Starting with Linux 2.6.18, Linux kernels began transitioning away from tick counting. Some new kernels use aperiodic interrupts rather than programming a periodic timer interrupt. These kernels are called tickless kernels. For tickless Linux kernels, HZ still influences the rate at which aperiodic timer interrupts are requested, but since these interrupts are not counted for timekeeping, the value of HZ does not impact timekeeping.
Generally tickless Linux kernels do not use the PIT at all, and instead just use aperiodic Local APIC timer interrupts.

Affected Vendor kernels

  • Redhat Enterprise Linux 4: HZ = 1000Hz
  • Redhat Enterprise Linux 5: HZ = 1000Hz
  • SUSE Linux Enterprise Server 9: HZ = 1000Hz
  • SUSE Linux Enterprise Server 10: HZ = 250Hz
  • Ubuntu 6.10: HZ = 250Hz
  • Ubuntu 7.04 and 7.10 Desktop: HZ = 250Hz  

"divider" kernel command line option

Redhat Enterprise Linux 5 starting with version 5.1 and Redhat Enterprise Linux 4 starting with version 4.7 support a kernel command line option that allows a divider to be supplied that makes the kernel request HZ/divider timer interrupts per second. The syntax is divider=x where x is the divider. 
To change the requested rate to 100Hz, pass divider=10 on the kernel command line. RHEL 5.1 64bit kernels have a bug in their implementation of the divider= option. The bug is fixed in Redhat RHBA-2007-0959. Do not use thedivider= option with 64bit RHEL 5.1 unless this fix is applied.

Recompiling with a different HZ value

In standard 2.6 kernels, the timer interrupt rate is fixed at kernel compile time and cannot be changed by command line parameters. You can, however, recompile your kernel with a lower timer interrupt rate. 100Hz is adequate for most applications in a Linux guest. See the documentation for your Linux distribution for detailed instructions on how to build and run a custom kernel. Some version of Linux allow the value of HZ to be selected during the "make config" stage. Other kernels require the source to be modified. For those kernels, before recompiling the guest kernel, locate the following line in include/asm-i386/param.h orinclude/asm-x86_64/param.h: #define HZ 1000 . Change the value of HZ to 100: #define HZ 100 .

Measuring HZ

To measure the actual rate of timer interrupts in a Linux virtual machine:
  1. Compare /proc/interrupts at the beginning and end of a 10 second interval. 
  2. From a shell prompt run cat /proc/interrupts ; sleep 10; cat /proc/interrupts .

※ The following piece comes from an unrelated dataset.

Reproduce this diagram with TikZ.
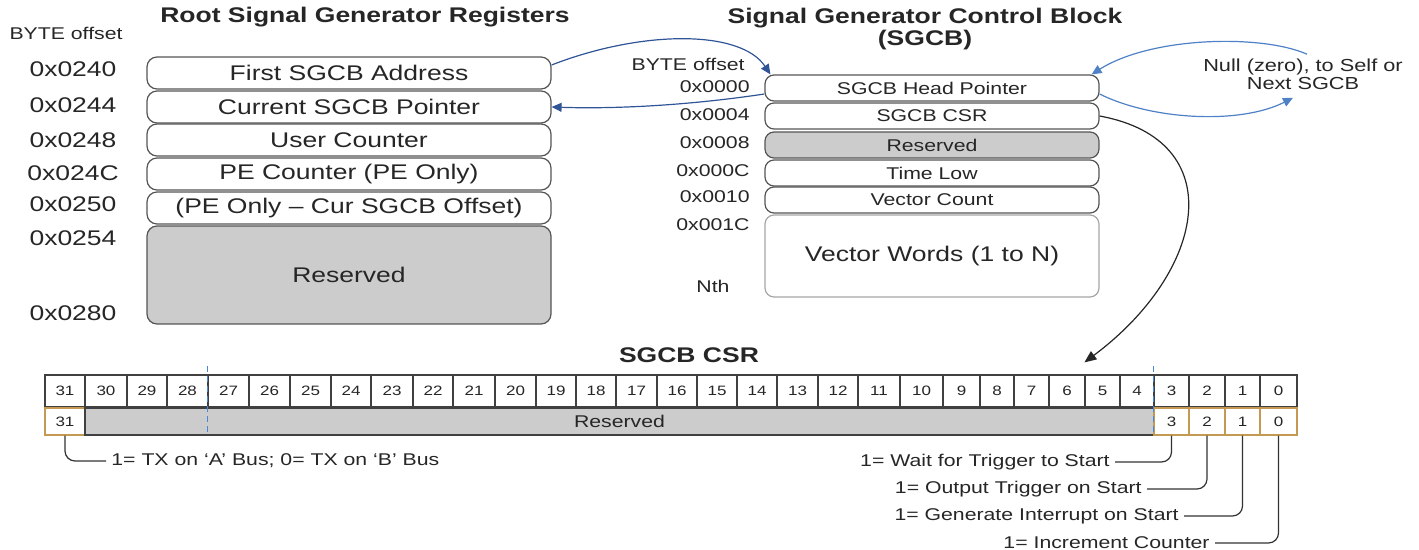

    There are several columns. 
    The first is the IRQ number. The PIT is the device that generates the interrupts that Linux counts for time keeping. This is IRQ 0. Also of interest is "LOC" which is the Local APIC timer. For each vCPU there is a column listing the number of interrupts that device has raised on that vCPU. The final two columns give the interrupt type and a name for the devices on that IRQ.
To compute the rate of timer interrupts:
  • before = Sum of all PIT interrupts received on all vCPUs before sleep.
  • after = Sum of all PIT interrupts received on all vCPUs after sleep.
  • timer rate = (after - before) / 10 seconds
For example:
         CPU0       CPU1        
0:     125251      79291    IO-APIC-edge  timer 
1:        591        585    IO-APIC-edge  i8042 
8:          0          0    IO-APIC-edge  rtc 
9:          0          0    IO-APIC-level  acpi
12:        67          8    IO-APIC-edge  i8042
14:       753        643    IO-APIC-edge  ide0
169:     2840        142    IO-APIC-level  ioc0
177:      748         19    IO-APIC-level  eth0
NMI:       43         35   
LOC:     204282     204830
ERR:        0
MIS:        0          
         CPU0       CPU1        
0:     134539      80039    IO-APIC-edge  timer 
1:        592        585    IO-APIC-edge  i8042 
8:          0          0    IO-APIC-edge  rtc 
9:          0          0    IO-APIC-level  acpi
12:        67          8    IO-APIC-edge  i8042
14:       771        715    IO-APIC-edge  ide0
169:     2840        147    IO-APIC-level  ioc0
177:      800         19    IO-APIC-level  eth0
NMI:       43         36   
LOC:     214314     214862
ERR:        0
MIS:        0
before = 125251 + 79291 = 204542
after = 134539 + 80039 = 214578
timer rate = (214578 - 204542) / 10 seconds = 1003/sec
This matches the 1000Hz rate for Redhat Enterprise Linux 4 that is expected.
If no PIT interrupts are seen in 10 seconds, the kernel is a tickless kernel and the HZ value does not matter for timekeeping.